- SET EXERCISE:
Where a line of the material contains the string "with", copy that line.

━━━━━━━━

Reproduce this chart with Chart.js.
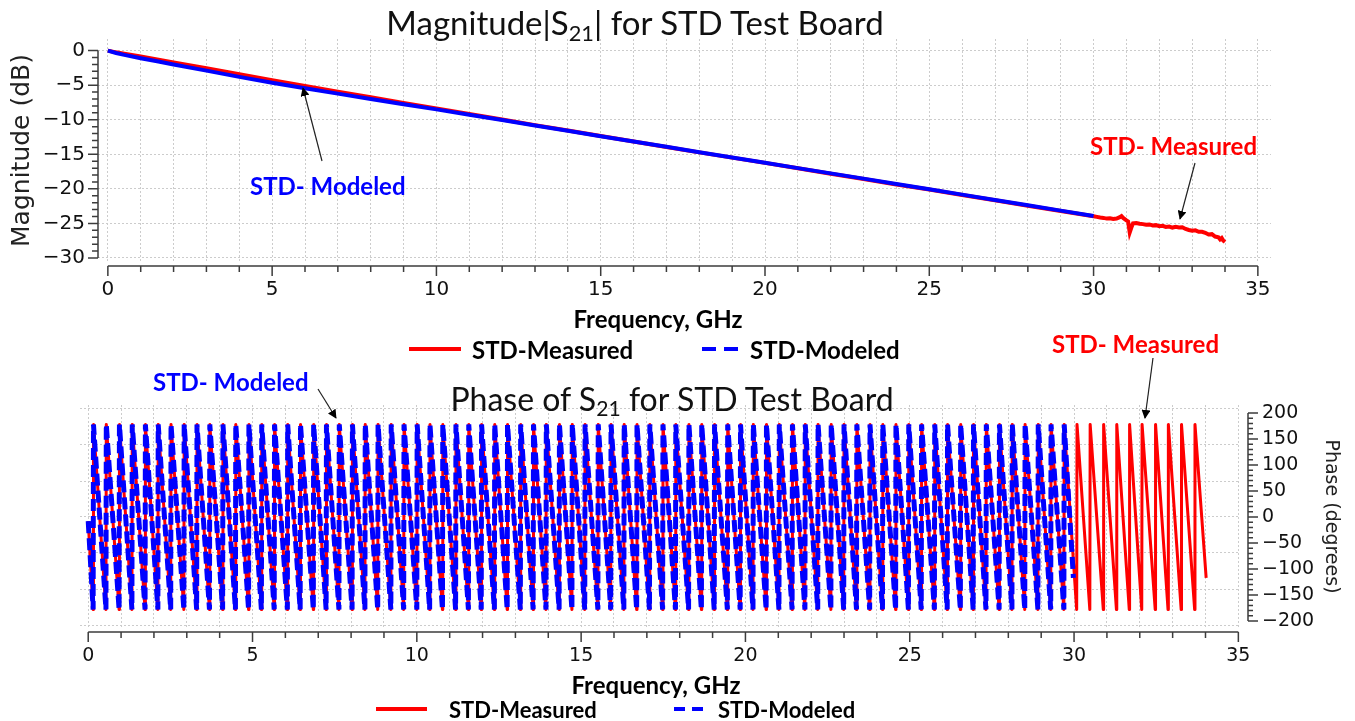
<!DOCTYPE html>
<html>
<head>
<meta charset="utf-8">
<script src="https://cdn.jsdelivr.net/npm/chart.js@4.4.0/dist/chart.umd.min.js"></script>
<style>
  html, body { margin: 0; padding: 0; background: #fff; overflow: hidden; }
  body { width: 1355px; height: 721px; position: relative; }
  canvas { position: absolute; left: 0; }
  #magChart { top: 0; }
  #phaseChart { top: 370px; }
  .title { position: absolute; font-family: Lato, sans-serif; color: #111; white-space: nowrap; transform: translate(-50%, -50%); }
  .title sub { font-size: 0.66em; vertical-align: -0.28em; line-height: 0; }
  .axt { position: absolute; font-family: Lato, sans-serif; font-weight: bold; font-size: 24px; color: #000; white-space: nowrap; transform: translate(-50%, -50%); }
  .note { position: absolute; font-family: Lato, sans-serif; font-weight: bold; font-size: 24px; white-space: nowrap; transform: translateY(-50%); }
  .leg { position: absolute; font-family: Lato, sans-serif; font-weight: bold; color: #000; white-space: nowrap; transform: translateY(-50%); }
  svg { position: absolute; left: 0; top: 0; pointer-events: none; }
</style>
</head>
<body>
<canvas id="magChart" width="1355" height="340"></canvas>
<canvas id="phaseChart" width="1355" height="351"></canvas>

<div class="title" style="left:635px; top:22px; font-size:33px;">Magnitude|S<sub>21</sub>| for STD Test Board</div>
<div class="title" style="left:672px; top:398px; font-size:32px;">Phase of S<sub>21</sub> for STD Test Board</div>

<div class="axt" style="left:658px; top:318px;">Frequency, GHz</div>
<div class="axt" style="left:656px; top:684px;">Frequency, GHz</div>

<div class="note" style="left:250px; top:185px; color:#0000ff;">STD- Modeled</div>
<div class="note" style="left:1090px; top:145px; color:#ff0000;">STD- Measured</div>
<div class="note" style="left:153px; top:381px; color:#0000ff;">STD- Modeled</div>
<div class="note" style="left:1052px; top:343px; color:#ff0000;">STD- Measured</div>

<div class="leg" style="left:472px; top:349px; font-size:24px;">STD-Measured</div>
<div class="leg" style="left:750px; top:349px; font-size:24px;">STD-Modeled</div>
<div class="leg" style="left:449px; top:709px; font-size:22px;">STD-Measured</div>
<div class="leg" style="left:718px; top:709px; font-size:22px;">STD-Modeled</div>

<svg width="1355" height="721">
  <defs>
    <marker id="head" viewBox="0 0 10 10" refX="9" refY="5" markerWidth="9" markerHeight="9" orient="auto" markerUnits="userSpaceOnUse">
      <path d="M0,0 L10,5 L0,10 z" fill="#000"/>
    </marker>
  </defs>
  <line x1="322" y1="161" x2="303" y2="88" stroke="#222" stroke-width="1.2" marker-end="url(#head)"/>
  <line x1="1195" y1="163" x2="1180" y2="219" stroke="#222" stroke-width="1.2" marker-end="url(#head)"/>
  <line x1="318" y1="389" x2="336" y2="418" stroke="#222" stroke-width="1.2" marker-end="url(#head)"/>
  <line x1="1153" y1="358" x2="1145" y2="418" stroke="#222" stroke-width="1.2" marker-end="url(#head)"/>
  <line x1="409" y1="349" x2="461" y2="349" stroke="#ff0000" stroke-width="4"/>
  <line x1="702" y1="349" x2="738" y2="349" stroke="#0000ff" stroke-width="4" stroke-dasharray="14 8"/>
  <line x1="376" y1="709" x2="427" y2="709" stroke="#ff0000" stroke-width="4"/>
  <line x1="674" y1="709" x2="703" y2="709" stroke="#0000ff" stroke-width="4" stroke-dasharray="11 7"/>
</svg>

<script>
// magnitude |S21| in dB
const magFreqModeled = [0, 0.25, 0.5, 1, 1.5, 2, 3, 4, 5, 6, 7, 8, 9, 10, 11, 12, 13, 14, 15,
  16, 17, 18, 19, 20, 21, 22, 23, 24, 25, 26, 27, 28, 29, 30];
const magModeled = [0, -0.35, -0.62, -1.1, -1.55, -2.0, -2.9, -3.8, -4.65, -5.45, -6.22, -7.0, -7.75, -8.5,
  -9.28, -10.05, -10.82, -11.6, -12.38, -13.15, -13.92, -14.7, -15.45, -16.22, -17.0, -17.76, -18.52,
  -19.3, -20.06, -20.83, -21.6, -22.38, -23.15, -23.92];

const magFreqMeasured = [0, 0.25, 0.5, 1, 1.5, 2, 3, 4, 5, 6, 7, 8, 9, 10, 11, 12, 13, 14, 15,
  16, 17, 18, 19, 20, 21, 22, 23, 24, 25, 26, 27, 28, 29, 30,
  30.1, 30.2, 30.3, 30.4, 30.5, 30.6, 30.7, 30.8, 30.85, 30.9, 31.0, 31.05, 31.1, 31.15, 31.2, 31.3,
  31.4, 31.5, 31.6, 31.7, 31.8, 31.9, 32.0, 32.1, 32.2, 32.3, 32.4, 32.5, 32.6, 32.7, 32.8, 32.9,
  33.0, 33.1, 33.2, 33.3, 33.4, 33.5, 33.6, 33.7, 33.8, 33.85, 33.9, 33.95, 34.0];
const magMeasured = [0, -0.25, -0.45, -0.85, -1.28, -1.7, -2.55, -3.4, -4.28, -5.12, -5.95, -6.76, -7.56,
  -8.36, -9.16, -9.97, -10.78, -11.57, -12.36, -13.15, -13.93, -14.72, -15.48, -16.24, -17.02, -17.8,
  -18.56, -19.36, -20.1, -20.88, -21.66, -22.44, -23.2, -23.95,
  -24.05, -24.15, -24.2, -24.3, -24.25, -24.35, -24.3, -24.1, -23.95, -24.2, -24.55, -24.7, -26.3, -25.6,
  -25.0, -24.95, -25.05, -25.1, -25.2, -25.15, -25.3, -25.25, -25.4, -25.35, -25.5, -25.45, -25.6, -25.5,
  -25.6, -25.55, -25.8, -25.95, -26.05, -26.0, -26.2, -26.2, -26.35, -26.6, -26.55, -26.9, -27.0, -27.3,
  -27.1, -27.5, -27.7];

// phase of S21: frequencies (GHz) where the wrapped phase jumps from -180 back to +180
const phaseWrapFreqs = [0.16, 0.55, 0.95, 1.34, 1.74, 2.13, 2.52, 2.92, 3.31, 3.70, 4.10, 4.49, 4.89,
  5.28, 5.67, 6.07, 6.46, 6.86, 7.25, 7.64, 8.04, 8.43, 8.82, 9.22, 9.61, 10.01, 10.40, 10.79, 11.19,
  11.58, 11.97, 12.37, 12.76, 13.16, 13.55, 13.94, 14.34, 14.73, 15.12, 15.52, 15.91, 16.31, 16.70,
  17.09, 17.49, 17.88, 18.28, 18.67, 19.06, 19.46, 19.85, 20.24, 20.64, 21.03, 21.43, 21.82, 22.21,
  22.61, 23.00, 23.39, 23.79, 24.18, 24.58, 24.97, 25.36, 25.76, 26.15, 26.55, 26.94, 27.33, 27.73,
  28.12, 28.51, 28.91, 29.30, 29.70,
  30.09, 30.49, 30.90, 31.30, 31.69, 32.07, 32.48, 32.87, 33.27, 33.68];
const phaseTop = 178;
const phaseBottom = -178;
const phaseModeledStart = [0, -8];
const phaseModeledEnd = [29.98, -117];
const phaseMeasuredStart = [0, -8];
const phaseMeasuredEnd = [34.02, -117];

// axes
const freqTicks = [0, 5, 10, 15, 20, 25, 30, 35];
const magTicks = [-30, -25, -20, -15, -10, -5, 0];
const phaseTicks = [-200, -150, -100, -50, 0, 50, 100, 150, 200];
const phaseGridLines = [-208, -139, -69, 0, 69, 139, 209];
const freqGrid = Array.from({length: 36}, (_, i) => i);

const minus = v => v < 0 ? '\u2212' + Math.abs(v) : String(v);
const zip = (xs, ys) => xs.map((x, i) => ({x: x, y: ys[i]}));

function phasePoints(start, end) {
  const pts = [{x: start[0], y: start[1]}];
  phaseWrapFreqs.filter(f => f < end[0]).forEach(f => {
    pts.push({x: f - 0.01, y: phaseBottom});
    pts.push({x: f, y: phaseTop});
  });
  pts.push({x: end[0], y: end[1]});
  return pts;
}

// axis lines drawn a little away from the plot, with major and minor ticks
const offsetAxes = {
  id: 'offsetAxes',
  afterDraw(chart, args, opts) {
    const ctx = chart.ctx, a = chart.chartArea;
    ctx.save();
    ctx.strokeStyle = '#3c3c3c';
    ctx.lineWidth = 1.5;
    opts.lines.forEach(o => {
      const s = chart.scales[o.scale];
      const horiz = s.isHorizontal();
      const at = a[o.edge] + o.offset;
      const p0 = s.getPixelForValue(o.from), p1 = s.getPixelForValue(o.to);
      ctx.beginPath();
      if (horiz) { ctx.moveTo(p0, at); ctx.lineTo(p1, at); }
      else { ctx.moveTo(at, p0); ctx.lineTo(at, p1); }
      for (let v = o.from; v <= o.to + 1e-9; v += o.minor) {
        const major = Math.abs(v / o.major - Math.round(v / o.major)) < 1e-6;
        const len = (major ? o.majorLen : o.minorLen) * o.dir;
        const p = s.getPixelForValue(v);
        if (horiz) { ctx.moveTo(p, at); ctx.lineTo(p, at + len); }
        else { ctx.moveTo(at, p); ctx.lineTo(at + len, p); }
      }
      ctx.stroke();
    });
    ctx.restore();
  }
};

const gridStyle = {color: '#cccccc', lineWidth: 1, drawTicks: false};
const gridBorder = {display: false, dash: [2, 2]};

new Chart(document.getElementById('magChart'), {
  type: 'line',
  data: {
    datasets: [
      {label: 'STD-Modeled', data: zip(magFreqModeled, magModeled), borderColor: '#0000ff',
       borderWidth: 4, pointRadius: 0, order: 0},
      {label: 'STD-Measured', data: zip(magFreqMeasured, magMeasured), borderColor: '#ff0000',
       borderWidth: 4, pointRadius: 0, order: 1}
    ]
  },
  options: {
    responsive: false,
    animation: false,
    devicePixelRatio: 1,
    layout: {padding: {top: 39, right: 84, bottom: 8, left: 0}},
    plugins: {
      legend: {display: false},
      tooltip: {enabled: false},
      offsetAxes: {lines: [
        {scale: 'x', edge: 'bottom', offset: 4, from: 0, to: 35, minor: 1, major: 5, majorLen: 10, minorLen: 6, dir: 1},
        {scale: 'y', edge: 'left', offset: 0, from: -30, to: 0, minor: 1, major: 5, majorLen: 10, minorLen: 6, dir: -1}
      ]}
    },
    scales: {
      x: {
        type: 'linear', min: -0.3, max: 35.4,
        afterBuildTicks: s => { s.ticks = freqGrid.map(v => ({value: v})); },
        afterFit: s => { s.height = 70; },
        grid: gridStyle, border: gridBorder,
        ticks: {autoSkip: false, maxRotation: 0, padding: 16, font: {family: 'DejaVu Sans', size: 20}, color: '#111',
                callback: v => freqTicks.includes(v) ? String(v) : ''}
      },
      y: {
        type: 'linear', min: -30.58, max: 1.68,
        afterBuildTicks: s => { s.ticks = magTicks.map(v => ({value: v})); },
        afterFit: s => { s.width = 98; },
        grid: gridStyle, border: gridBorder,
        ticks: {padding: 13, font: {family: 'DejaVu Sans', size: 20}, color: '#111', callback: v => minus(v)},
        title: {display: true, text: 'Magnitude (dB)', color: '#222', padding: {top: 7, bottom: 0},
                font: {family: 'DejaVu Sans', size: 25}}
      }
    }
  },
  plugins: [offsetAxes]
});

new Chart(document.getElementById('phaseChart'), {
  type: 'line',
  data: {
    datasets: [
      {label: 'STD-Modeled', data: phasePoints(phaseModeledStart, phaseModeledEnd), borderColor: '#0000ff',
       borderWidth: 5, borderDash: [12, 5], pointRadius: 0, order: 0},
      {label: 'STD-Measured', data: phasePoints(phaseMeasuredStart, phaseMeasuredEnd), borderColor: '#ff0000',
       borderWidth: 3, borderJoinStyle: 'round', pointRadius: 0, order: 1}
    ]
  },
  options: {
    responsive: false,
    animation: false,
    devicePixelRatio: 1,
    layout: {padding: {top: 35, right: 0, bottom: 23, left: 80}},
    plugins: {
      legend: {display: false},
      tooltip: {enabled: false},
      offsetAxes: {lines: [
        {scale: 'x', edge: 'bottom', offset: 4, from: 0, to: 35, minor: 1, major: 5, majorLen: 10, minorLen: 6, dir: 1},
        {scale: 'y', edge: 'right', offset: 8, from: -200, to: 200, minor: 10, major: 50, majorLen: 10, minorLen: 5, dir: 1}
      ]}
    },
    scales: {
      x: {
        type: 'linear', min: -0.25, max: 35.05,
        afterBuildTicks: s => { s.ticks = freqGrid.map(v => ({value: v})); },
        afterFit: s => { s.height = 70; },
        grid: gridStyle, border: gridBorder,
        ticks: {autoSkip: false, maxRotation: 0, padding: 17, font: {family: 'DejaVu Sans', size: 19}, color: '#111',
                callback: v => freqTicks.includes(v) ? String(v) : ''}
      },
      yg: {
        type: 'linear', position: 'right', min: -213.5, max: 215.4,
        afterBuildTicks: s => { s.ticks = phaseGridLines.map(v => ({value: v})); },
        afterFit: s => { s.width = 0; },
        grid: gridStyle, border: gridBorder,
        ticks: {display: false}
      },
      y: {
        type: 'linear', position: 'right', min: -213.5, max: 215.4,
        afterBuildTicks: s => { s.ticks = phaseTicks.map(v => ({value: v})); },
        afterFit: s => { s.width = 115; },
        grid: {display: false, drawTicks: false}, border: {display: false},
        ticks: {padding: 22, font: {family: 'DejaVu Sans', size: 19}, color: '#111', callback: v => minus(v)},
        title: {display: true, text: 'Phase (degrees)', color: '#222', padding: {top: 13, bottom: 0},
                font: {family: 'DejaVu Sans', size: 19}}
      }
    }
  },
  plugins: [offsetAxes]
});
</script>
</body>
</html>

━━━━━━━━

- COMPLETE ANSWER:
Reproduce this chart with Chart.js.
// axis lines drawn a little away from the plot, with major and minor ticks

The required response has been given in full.